Toward a theory of the effects of the interaction of formal and informal institutions on social stability and economic development : prepared for The Conference on Formal Institutions and Informal Arrangements in Transformation Societies, University of Potsdam, Germany, October 7 - 9, 1998
Svetozar Pejovich
The purpose of this paper is to develop a testable theory, the interaction thesis, capable of explaining why do we observe differences in economic stability and growth rates between various countries; or - the same thing - why less efficient countries do not duplicate economic policies of more successful ones. The new institutional economics provides the basis for the development of the interaction thesis. Analysis identifies the effects of the interaction of formal and informal rules on incentives and transaction costs as a major factor affecting economic stability and growth rates, and the method of choosing formal rules as a major circumstance upon which the consequences of the interaction of formal and informal rules depend.
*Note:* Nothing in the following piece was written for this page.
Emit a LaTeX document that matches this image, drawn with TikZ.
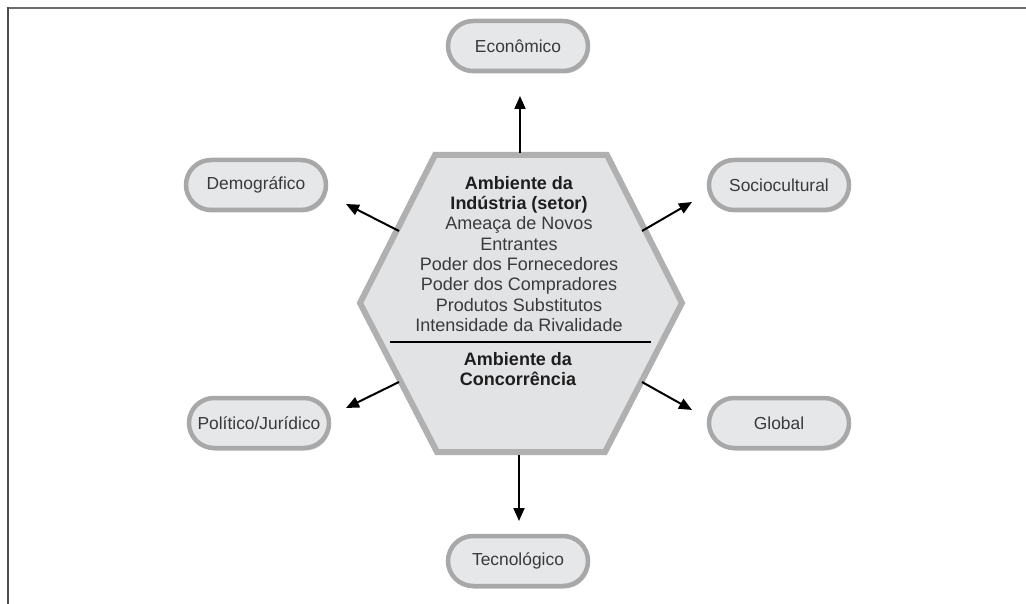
\documentclass[tikz,border=0pt]{standalone}
\usepackage{fontspec}
\setmainfont{Liberation Sans}
\usetikzlibrary{arrows.meta,shadows}
\definecolor{pillfill}{HTML}{E6E7E9}
\definecolor{pillline}{HTML}{A8A8A8}
\definecolor{hexfill}{HTML}{E2E3E5}
\definecolor{hexline}{HTML}{B0B0B0}
\definecolor{txtgray}{HTML}{3A3A3A}
\definecolor{txtdark}{HTML}{1E1E1E}
\tikzset{
  pill/.style={draw=pillline, line width=4.5pt, fill=pillfill, rounded corners=25pt,
    minimum width=140pt, minimum height=50pt, inner sep=0pt, text=txtgray,
    font=\fontsize{17.4}{20}\selectfont,
    drop shadow={shadow xshift=1.5pt, shadow yshift=-2.5pt, fill=black, opacity=0.22}},
  arr/.style={draw=black, line width=2pt, -{Triangle[length=13pt,width=11pt]}},
  hextext/.style={align=center, inner sep=0pt, text=txtgray,
    font=\fontsize{18}{20.3}\selectfont},
  frameline/.style={line width=2pt}
}
\begin{document}
\begin{tikzpicture}[x=1pt,y=-1pt]
\useasboundingbox (0,0) rectangle (1026,604);
% frame
\draw[frameline, black!58] (7,8) -- (1026,8);
\draw[frameline, black!70] (8,7) -- (8,604);

% hexagon corners
\coordinate (hTL) at (435,155);
\coordinate (hTR) at (607,155);
\coordinate (hR)  at (682,303);
\coordinate (hBR) at (605,452);
\coordinate (hBL) at (437,452);
\coordinate (hL)  at (360,303);
% shadow
\fill[black!30, shift={(2pt,-3pt)}] (hTL) -- (hTR) -- (hR) -- (hBR) -- (hBL) -- (hL) -- cycle;
\draw[hexline, fill=hexfill, line width=6pt, line join=miter] (hTL) -- (hTR) -- (hR) -- (hBR) -- (hBL) -- (hL) -- cycle;

% divider
\coordinate (dL) at (390,342);
\coordinate (dR) at (651,342);
\draw[black, line width=1.8pt] (dL) -- (dR);

\node[hextext] (ind) at (519,254) {\textcolor{txtdark}{\bfseries Ambiente da}\\\textcolor{txtdark}{\bfseries Indústria (setor)}\\Ameaça de Novos\\Entrantes\\Poder dos Fornecedores\\Poder dos Compradores\\Produtos Substitutos\\Intensidade da Rivalidade};
\node[hextext, text=txtdark, font=\fontsize{18}{20.3}\selectfont\bfseries] (conc) at (518,369) {Ambiente da\\Concorrência};

% pills
\node[pill] (econ)  at (518,46)  {Econômico};
\node[pill] (demo)  at (256,185) {Demográfico};
\node[pill] (socio) at (779,185) {Sociocultural};
\node[pill] (polit) at (259,423) {Político/Jurídico};
\node[pill] (glob)  at (779,423) {Global};
\node[pill] (tecno) at (518,561) {Tecnológico};

% arrow ends
\coordinate (sN)  at (520,153);
\coordinate (sS)  at (519,455);
\coordinate (sUL) at (399,231);
\coordinate (sUR) at (642,231);
\coordinate (sLL) at (399,382);
\coordinate (sLR) at (642,382);
\coordinate (tN)  at (520,96);
\coordinate (tS)  at (519,521);
\coordinate (tUL) at (346,204);
\coordinate (tUR) at (692,202);
\coordinate (tLL) at (346,408);
\coordinate (tLR) at (692,410);

\draw[arr] (sN) -- (tN);
\draw[arr] (sS) -- (tS);
\draw[arr] (sUL) -- (tUL);
\draw[arr] (sUR) -- (tUR);
\draw[arr] (sLL) -- (tLL);
\draw[arr] (sLR) -- (tLR);
\end{tikzpicture}
\end{document}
While the new institutional economics is a fast-growing method for analysis of economic and social issues, it is also a young method still in the process of creating its own mainstream. Some scholars see the new institutional economics as an attempt to enlarge the scope of ability of neoclassical economics to explain a larger class of real world events. Others consider neoclassical economics merely as a point of departure for redirecting economic analysis toward the effects of alternative institutions on economic behavior; Libecap said that "the new institutional economics retains its general attachment to neoclassical economics with its emphasis on individual maximization and marginal analysis, but with attention to transaction costs, information problems, and bounded rationality". This paper is in tune with those scholars who consider the new institutional economics to be a sui generis method of analysis, with strong ties to the subjectivism of the Austrian School and the public choice theory. In the first section of the paper I briefly define the four concepts upon which the interaction thesis rests: formal and informal institutions, property rights, and transaction costs. Then I develop the interaction thesis and consider its effects on social stability and growth. Finally, I turn to the evidence for refutable implications of those effects in Eastern Europe.